Countries across the globe committed to create a new international climate agreement by the conclusion of the U.N. Framework Convention on Climate Change (UNFCCC) Conference of the Parties (COP21) in Paris in December 2015. In preparation, countries have agreed to publicly outline what post-2020 climate actions they intend to take under a new international agreement, known as their Intended Nationally Determined Contributions (INDCs). The INDCs will largely determine whether the world achieves an ambitious 2015 agreement and is put on a path toward a low-carbon, climate-resilient future.
For tools, blog posts and publications related to INDCs, visit our INDC resources page.
How does the process work?
The process for INDCs pairs national policy-setting — in which countries determine their contributions in the context of their national priorities, circumstances and capabilities — with a global framework that drives collective action toward a low-carbon, climate-resilient future.
The INDCs can create a constructive feedback loop between national and international decision-making on climate change.
INDCs are the primary means for governments to communicate internationally the steps they will take to address climate change in their own countries. INDCs will reflect each country’s ambition for reducing emissions, taking into account its domestic circumstances and capabilities. Some countries may also address how they’ll adapt to climate change impacts, and what support they need from, or will provide to, other countries to adopt low-carbon pathways and to build climate resilience.
When will we see them?
A number of countries have already submitted their INDCs, including the European Union, the United States, Russia and Mexico. Many other countries are expected to communicate their INDCs before October 2015.
Visit WRI’s interactive Paris Contributions Map to track the latest proposed commitments.
All INDCs submitted to the Secretariat by October 1st will be included in a synthesis report by the UNFCCC Secretariat that will be released by November 1st. The report will reflect the aggregate emissions impact of available INDCs ahead of COP21.
What makes a good INDC?
Well-designed INDCs will signal to the world that the country is doing its part to combat climate change and limit future climate risks. Countries should follow a transparent process when preparing their INDC in order to build trust and accountability with domestic and international stakeholders. A good INDC should be ambitious, leading to transformation in carbon-intensive sectors and industry; transparent, so that stakeholders can track progress and ensure countries meet their stated goals; and equitable, so that each country does its fair share to address climate change. It is important that INDCs be clearly communicated so domestic and international stakeholders can anticipate how these actions will contribute to global emissions reductions and climate resilience in the future.
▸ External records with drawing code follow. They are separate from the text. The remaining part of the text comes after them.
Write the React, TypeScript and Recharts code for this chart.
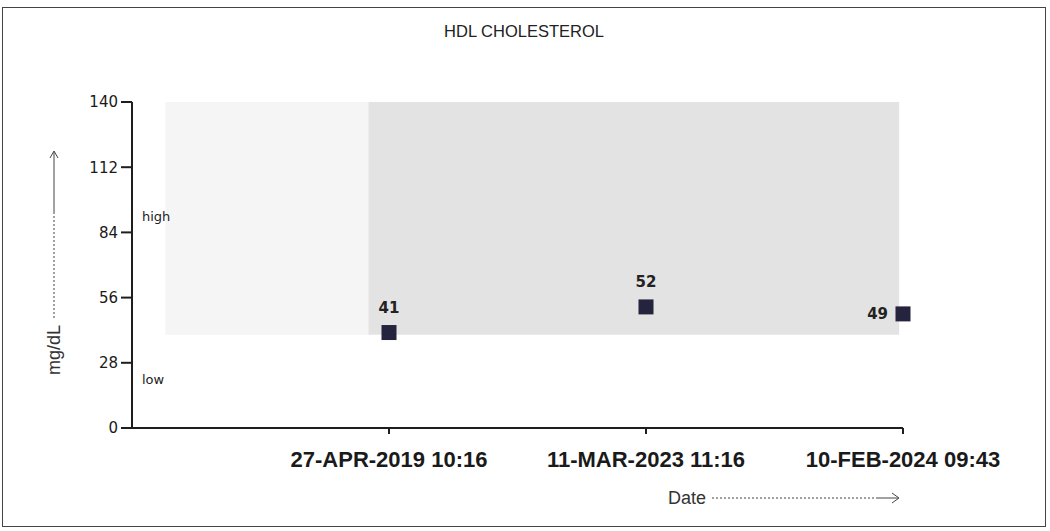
import React from 'react';
import {ScatterChart, Scatter, XAxis, YAxis, ReferenceArea, ReferenceLine} from 'recharts';

const dates = ['27-APR-2019 10:16', '11-MAR-2023 11:16', '10-FEB-2024 09:43'];
const hdlValues = [41, 52, 49];
const yTicks = [0, 28, 56, 84, 112, 140];
const xTicks = [1, 2, 3];
const normalRange = [40, 140];

const data = hdlValues.map((v, i) => ({x: i + 1, value: v, date: dates[i]}));

const markColor = '#24243f';
const axisColor = '#1e1e1e';

const SquareMark = (props: any) => {
  const {cx, cy, payload} = props;
  const last = payload.x === dates.length;
  return (
    <g>
      <rect x={cx - 7.5} y={cy - 7.5} width={15} height={15} fill={markColor} />
      <text
        x={last ? cx - 15 : cx}
        y={last ? cy + 5.5 : cy - 20}
        textAnchor={last ? 'end' : 'middle'}
        fontFamily="DejaVu Sans"
        fontWeight="bold"
        fontSize={15}
        fill="#222"
      >
        {payload.value}
      </text>
    </g>
  );
};

const YTitle = () => (
  <g>
    <text
      transform="translate(60,375) rotate(-90)"
      fontFamily="Liberation Sans"
      fontSize={18}
      fill="#333"
    >
      mg/dL
    </text>
    <line x1={54} y1={318} x2={54} y2={214} stroke="#444" strokeWidth={1} strokeDasharray="2 2" />
    <line x1={54} y1={214} x2={54} y2={152} stroke="#444" strokeWidth={1} />
    <polyline points="50,158 54,151 58,158" fill="none" stroke="#444" strokeWidth={1} />
  </g>
);

const XTitle = () => (
  <g>
    <text x={668} y={504} fontFamily="Liberation Sans" fontSize={18} fill="#333">
      Date
    </text>
    <line x1={712} y1={498} x2={876} y2={498} stroke="#444" strokeWidth={1} strokeDasharray="2 2" />
    <line x1={876} y1={498} x2={898} y2={498} stroke="#444" strokeWidth={1} />
    <polyline points="892,493 899,498 892,503" fill="none" stroke="#444" strokeWidth={1} />
  </g>
);

export default function App() {
  return (
    <div style={{position: 'absolute', left: 0, top: 0, width: 1050, height: 531, background: '#fff'}}>
      <div
        style={{
          position: 'absolute',
          left: 2,
          top: 7,
          width: 1042,
          height: 518,
          border: '1.5px solid #444',
        }}
      />
      <div
        style={{
          position: 'absolute',
          left: 0,
          width: 1048,
          top: 22,
          textAlign: 'center',
          fontFamily: 'Liberation Sans',
          fontSize: 16.5,
          color: '#222',
        }}
      >
        HDL CHOLESTEROL
      </div>
      <div style={{position: 'absolute', left: 0, top: 0}}>
        <ScatterChart width={1050} height={531} margin={{top: 102, right: 147, bottom: 43, left: 82}}>
          <ReferenceArea x1={0.13} x2={0.92} y1={normalRange[0]} y2={normalRange[1]} fill="#f5f5f5" fillOpacity={1} stroke="none" />
          <ReferenceArea x1={0.92} x2={2.985} y1={normalRange[0]} y2={normalRange[1]} fill="#e3e3e3" fillOpacity={1} stroke="none" />
          <ReferenceLine
            y={91}
            stroke="transparent"
            label={{value: 'high', position: 'insideLeft', offset: 10, fontFamily: 'DejaVu Sans', fontSize: 13, fill: '#222'}}
          />
          <ReferenceLine
            y={21}
            stroke="transparent"
            label={{value: 'low', position: 'insideLeft', offset: 10, fontFamily: 'DejaVu Sans', fontSize: 13, fill: '#222'}}
          />
          <XAxis
            type="number"
            dataKey="x"
            domain={[0, 3]}
            ticks={xTicks}
            tickFormatter={(v: number) => dates[v - 1]}
            height={60}
            tickSize={6}
            tickMargin={17}
            stroke={axisColor}
            strokeWidth={2}
            tick={{fontFamily: 'Liberation Sans', fontWeight: 'bold', fontSize: 22, fill: '#1a1a1a'}}
            label={<XTitle />}
          />
          <YAxis
            type="number"
            dataKey="value"
            domain={[0, 140]}
            ticks={yTicks}
            width={50}
            tickSize={11}
            tickMargin={3}
            stroke={axisColor}
            strokeWidth={2}
            tick={{fontFamily: 'DejaVu Sans', fontSize: 15, fill: '#1a1a1a'}}
            label={<YTitle />}
          />
          <Scatter data={data} shape={<SquareMark />} isAnimationActive={false} />
        </ScatterChart>
      </div>
    </div>
  );
}
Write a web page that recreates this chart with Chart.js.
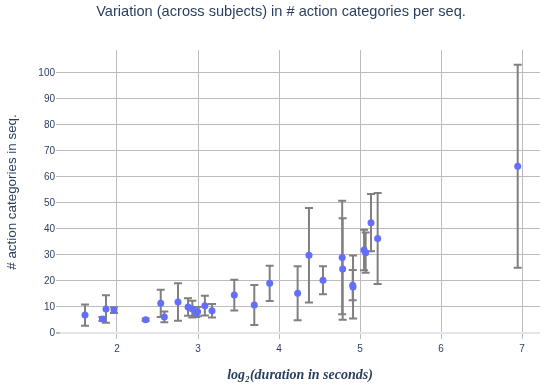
<!DOCTYPE html>
<html>
<head>
<meta charset="utf-8">
<script src="https://cdn.jsdelivr.net/npm/chart.js@4.4.1/dist/chart.umd.min.js"></script>
<style>
  html, body { margin: 0; padding: 0; background: #fff; }
  #wrap { width: 545px; height: 385px; position: relative; }
</style>
</head>
<body>
<div id="wrap"><canvas id="chart"></canvas></div>
<script>
// texts
const chartTitle = 'Variation (across subjects) in # action categories per seq.';
const xTitle = 'log\u2082(duration in seconds)';
const yTitle = '# action categories in seq.';

// one entry per sequence: log2 duration, mean # categories, spread across subjects
const logDuration = [
  1.605, 1.82, 1.864, 1.963, 2.354, 2.54, 2.584, 2.753, 2.877, 2.93,
  2.975, 2.995, 3.085, 3.173, 3.448, 3.695, 3.885, 4.23, 4.37, 4.543,
  4.78, 4.786, 4.91, 4.914, 5.05, 5.07, 5.136, 5.218, 6.947
];
const meanCategories = [
  6.9, 5.4, 9.2, 8.8, 5.1, 11.4, 6.2, 11.9, 10.0, 9.2,
  7.6, 8.2, 10.5, 8.6, 14.6, 10.8, 19.1, 15.3, 29.9, 20.3,
  29.0, 24.6, 18.4, 17.7, 31.9, 30.9, 42.4, 36.3, 64.1
];
const stdCategories = [
  4.1, 0.8, 5.3, 1.1, 0.5, 5.2, 2.1, 7.2, 3.4, 3.2,
  1.4, 1.8, 3.8, 2.6, 5.9, 7.7, 6.8, 10.4, 18.2, 5.4,
  21.8, 19.5, 5.8, 12.1, 7.8, 7.7, 11.0, 17.5, 39.0
];

const xTicks = [2, 3, 4, 5, 6, 7];
const yTicks = [0, 10, 20, 30, 40, 50, 60, 70, 80, 90, 100];

const textColor = '#2a3f5f';
const gridColor = '#bcbcc0';

// whiskers drawn under the points
const errorBars = {
  id: 'errorBars',
  beforeDatasetsDraw(chart) {
    const { ctx, scales: { x, y } } = chart;
    ctx.save();
    ctx.strokeStyle = '#808080';
    ctx.lineWidth = 2;
    logDuration.forEach((d, i) => {
      const px = x.getPixelForValue(d);
      const top = y.getPixelForValue(meanCategories[i] + stdCategories[i]);
      const bot = y.getPixelForValue(meanCategories[i] - stdCategories[i]);
      ctx.beginPath();
      ctx.moveTo(px, top); ctx.lineTo(px, bot);
      ctx.moveTo(px - 4, top); ctx.lineTo(px + 4, top);
      ctx.moveTo(px - 4, bot); ctx.lineTo(px + 4, bot);
      ctx.stroke();
    });
    ctx.restore();
  }
};

// main title sits a bit right of the canvas centre, like the original
const plotTitle = {
  id: 'plotTitle',
  afterDraw(chart) {
    const ctx = chart.ctx;
    ctx.save();
    ctx.fillStyle = textColor;
    ctx.font = '14.6px "Liberation Sans", Arial, sans-serif';
    ctx.textAlign = 'center';
    ctx.textBaseline = 'middle';
    ctx.fillText(chartTitle, 281, 12);
    ctx.restore();
  }
};

new Chart(document.getElementById('chart'), {
  type: 'scatter',
  data: {
    datasets: [{
      data: logDuration.map((d, i) => ({ x: d, y: meanCategories[i] })),
      backgroundColor: '#636efa',
      borderWidth: 0,
      pointRadius: 3.5
    }]
  },
  options: {
    responsive: true,
    maintainAspectRatio: false,
    animation: false,
    layout: { padding: { top: 50, right: 5, left: 0, bottom: 0 } },
    plugins: { legend: { display: false }, tooltip: { enabled: false } },
    scales: {
      x: {
        type: 'linear',
        min: 1.2963,
        max: 7.2222,
        afterBuildTicks: s => { s.ticks = xTicks.map(v => ({ value: v })); },
        afterFit: s => { s.height = 51; },
        border: { display: false },
        grid: { color: gridColor, lineWidth: 1, tickLength: 5, tickColor: gridColor },
        ticks: { color: textColor, font: { size: 10, family: '"Liberation Sans", Arial' }, padding: 4, maxRotation: 0 },
        title: {
          display: true,
          text: xTitle,
          color: textColor,
          font: { size: 14, family: '"Liberation Serif", serif', style: 'italic', weight: 'bold' },
          padding: { top: 0, bottom: 1 }
        }
      },
      y: {
        min: -0.38,
        max: 108.8,
        afterBuildTicks: s => { s.ticks = yTicks.map(v => ({ value: v })); },
        afterFit: s => { s.width = 60; },
        border: { display: false },
        grid: {
          color: c => (c.tick && c.tick.value === 0 ? '#e3e6ef' : gridColor),
          lineWidth: c => (c.tick && c.tick.value === 0 ? 2 : 1),
          tickLength: 4,
          tickColor: gridColor
        },
        ticks: { color: textColor, font: { size: 10, family: '"Liberation Sans", Arial' }, padding: 1 },
        title: {
          display: true,
          text: yTitle,
          color: textColor,
          font: { size: 13.4, family: '"Liberation Sans", Arial' },
          padding: { top: 4, bottom: 0 }
        }
      }
    }
  },
  plugins: [errorBars, plotTitle]
});
</script>
</body>
</html>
An INDC should also articulate how the country is integrating climate change into other national priorities, such as sustainable development and poverty reduction, and send signals to the private sector to contribute to these efforts.
What is WRI doing on this topic?
WRI is working on a variety of projects that aim to assist governments in preparing INDCs and help stakeholders understand and evaluate INDCs:
The Open Climate Network is working with partners in eight focus countries to evaluate current emissions trends and abatement potential out to 2030, with a view to informing initial INDCs. Following the release of the INDCs, OCN and its partners will evaluate mitigation pledges based on insights from the GHG Protocol and other tools. This data will provide critical information to decision-makers in the world’s largest economies that will enable the development of ambitious GHG reduction targets in their INDCs.
In partnership with the UNDP, WRI has prepared an INDC guidance document to support the detailed design and preparation of INDCs, including for mitigation and adaptation components and explanations of fairness and ambition.
WRI also works on INDCs through our Open Book initiative that enhances INDC transparency. The ACT 2015 project works to catalyze agreement at COP21, including the ways in which countries’ commitments and other actions from their INDCs are finalized and linked to the 2015 agreement. Our CAIT Paris Contributions Map tracks and analyzes INDCs as countries submit them.
WRI prepared a short framework, called Decoding INDCs, to aide understanding of key elements of the Intended Nationally Determined Contributions (INDCs) that countries are putting forward in the lead-up to the Paris negotiations. Organized around six key questions to ask about each country’s INDC, this resource provides guidance for understanding proposed country contributions. Decoding INDCs is also available in French and Spanish.